BRIEF:
Would you repeat the listing exactly but omit every picture?

■ ■ ■

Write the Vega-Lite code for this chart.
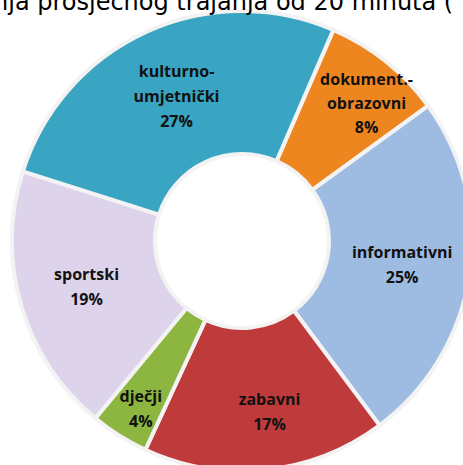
{
  "$schema": "https://vega.github.io/schema/vega-lite/v6.json",
  "width": 464,
  "height": 464,
  "autosize": "none",
  "padding": {"left": 10, "top": 9, "right": 0, "bottom": 0},
  "background": "white",
  "title": {
    "text": "nja prosječnog trajanja od 20 minuta (",
    "anchor": "start",
    "font": "DejaVu Sans",
    "fontSize": 24,
    "fontWeight": "normal",
    "color": "#000000",
    "baseline": "alphabetic",
    "offset": 0,
    "dx": -11,
    "dy": 31
  },
  "data": {
    "values": [
      {"kategorija": "dokument.-", "label": ["dokument.-", "obrazovni", "8%"], "udio": 8.5, "ord": 1},
      {"kategorija": "informativni", "label": ["informativni", "25%"], "udio": 24.8, "ord": 2},
      {"kategorija": "zabavni", "label": ["zabavni", "17%"], "udio": 17.1, "ord": 3},
      {"kategorija": "dječji", "label": ["dječji", "4%"], "udio": 4.1, "ord": 4},
      {"kategorija": "sportski", "label": ["sportski", "19%"], "udio": 18.9, "ord": 5},
      {"kategorija": "kulturno-umjetnički", "label": ["kulturno-", "umjetnički", "27%"], "udio": 26.6, "ord": 6}
    ]
  },
  "encoding": {
    "theta": {"field": "udio", "type": "quantitative", "stack": true, "scale": {"range": [0.4084, 6.6916]}},
    "order": {"field": "ord", "type": "quantitative"}
  },
  "layer": [
    {
      "mark": {"type": "arc", "innerRadius": 87, "outerRadius": 230, "stroke": "#f3f3f3", "strokeWidth": 4},
      "encoding": {
        "color": {
          "field": "kategorija",
          "type": "nominal",
          "legend": null,
          "scale": {
            "domain": ["dokument.-", "informativni", "zabavni", "dječji", "sportski", "kulturno-umjetnički"],
            "range": ["#EE8620", "#9EBCE2", "#BF3A3B", "#8CB640", "#DDD3EA", "#39A5C3"]
          }
        }
      }
    },
    {
      "mark": {"type": "text", "radius": 162, "dy": -12, "font": "Open Sans", "fontSize": 16, "fontWeight": "bold", "color": "#111111", "lineHeight": 25, "baseline": "middle"},
      "encoding": {"text": {"condition": {"test": "datum.ord == 2 || datum.ord == 5", "field": "label"}, "value": ""}}
    },
    {
      "mark": {"type": "text", "radius": 158, "dy": -25, "font": "Open Sans", "fontSize": 16, "fontWeight": "bold", "color": "#111111", "lineHeight": 25, "baseline": "middle"},
      "encoding": {"text": {"condition": {"test": "datum.ord == 6", "field": "label"}, "value": ""}}
    },
    {
      "mark": {"type": "text", "radius": 185, "thetaOffset": 0.063, "dy": -24, "font": "Open Sans", "fontSize": 16, "fontWeight": "bold", "color": "#111111", "lineHeight": 24, "baseline": "middle"},
      "encoding": {"text": {"condition": {"test": "datum.ord == 1", "field": "label"}, "value": ""}}
    },
    {
      "mark": {"type": "text", "radius": 173, "thetaOffset": -0.056, "dy": -12, "font": "Open Sans", "fontSize": 16, "fontWeight": "bold", "color": "#111111", "lineHeight": 25, "baseline": "middle"},
      "encoding": {"text": {"condition": {"test": "datum.ord == 3", "field": "label"}, "value": ""}}
    },
    {
      "mark": {"type": "text", "radius": 196, "thetaOffset": -0.02, "dy": -12, "font": "Open Sans", "fontSize": 16, "fontWeight": "bold", "color": "#111111", "lineHeight": 25, "baseline": "middle"},
      "encoding": {"text": {"condition": {"test": "datum.ord == 4", "field": "label"}, "value": ""}}
    }
  ]
}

■ ■ ■

OUTPUT FOR THIS TASK:
Write the Vega-Lite code for this chart.
{
  "$schema": "https://vega.github.io/schema/vega-lite/v6.json",
  "width": 464,
  "height": 464,
  "autosize": "none",
  "padding": {"left": 10, "top": 9, "right": 0, "bottom": 0},
  "background": "white",
  "title": {
    "text": "nja prosječnog trajanja od 20 minuta (",
    "anchor": "start",
    "font": "DejaVu Sans",
    "fontSize": 24,
    "fontWeight": "normal",
    "color": "#000000",
    "baseline": "alphabetic",
    "offset": 0,
    "dx": -11,
    "dy": 31
  },
  "data": {
    "values": [
      {"kategorija": "dokument.-", "label": ["dokument.-", "obrazovni", "8%"], "udio": 8.5, "ord": 1},
      {"kategorija": "informativni", "label": ["informativni", "25%"], "udio": 24.8, "ord": 2},
      {"kategorija": "zabavni", "label": ["zabavni", "17%"], "udio": 17.1, "ord": 3},
      {"kategorija": "dječji", "label": ["dječji", "4%"], "udio": 4.1, "ord": 4},
      {"kategorija": "sportski", "label": ["sportski", "19%"], "udio": 18.9, "ord": 5},
      {"kategorija": "kulturno-umjetnički", "label": ["kulturno-", "umjetnički", "27%"], "udio": 26.6, "ord": 6}
    ]
  },
  "encoding": {
    "theta": {"field": "udio", "type": "quantitative", "stack": true, "scale": {"range": [0.4084, 6.6916]}},
    "order": {"field": "ord", "type": "quantitative"}
  },
  "layer": [
    {
      "mark": {"type": "arc", "innerRadius": 87, "outerRadius": 230, "stroke": "#f3f3f3", "strokeWidth": 4},
      "encoding": {
        "color": {
          "field": "kategorija",
          "type": "nominal",
          "legend": null,
          "scale": {
            "domain": ["dokument.-", "informativni", "zabavni", "dječji", "sportski", "kulturno-umjetnički"],
            "range": ["#EE8620", "#9EBCE2", "#BF3A3B", "#8CB640", "#DDD3EA", "#39A5C3"]
          }
        }
      }
    },
    {
      "mark": {"type": "text", "radius": 162, "dy": -12, "font": "Open Sans", "fontSize": 16, "fontWeight": "bold", "color": "#111111", "lineHeight": 25, "baseline": "middle"},
      "encoding": {"text": {"condition": {"test": "datum.ord == 2 || datum.ord == 5", "field": "label"}, "value": ""}}
    },
    {
      "mark": {"type": "text", "radius": 158, "dy": -25, "font": "Open Sans", "fontSize": 16, "fontWeight": "bold", "color": "#111111", "lineHeight": 25, "baseline": "middle"},
      "encoding": {"text": {"condition": {"test": "datum.ord == 6", "field": "label"}, "value": ""}}
    },
    {
      "mark": {"type": "text", "radius": 185, "thetaOffset": 0.063, "dy": -24, "font": "Open Sans", "fontSize": 16, "fontWeight": "bold", "color": "#111111", "lineHeight": 24, "baseline": "middle"},
      "encoding": {"text": {"condition": {"test": "datum.ord == 1", "field": "label"}, "value": ""}}
    },
    {
      "mark": {"type": "text", "radius": 173, "thetaOffset": -0.056, "dy": -12, "font": "Open Sans", "fontSize": 16, "fontWeight": "bold", "color": "#111111", "lineHeight": 25, "baseline": "middle"},
      "encoding": {"text": {"condition": {"test": "datum.ord == 3", "field": "label"}, "value": ""}}
    },
    {
      "mark": {"type": "text", "radius": 196, "thetaOffset": -0.02, "dy": -12, "font": "Open Sans", "fontSize": 16, "fontWeight": "bold", "color": "#111111", "lineHeight": 25, "baseline": "middle"},
      "encoding": {"text": {"condition": {"test": "datum.ord == 4", "field": "label"}, "value": ""}}
    }
  ]
}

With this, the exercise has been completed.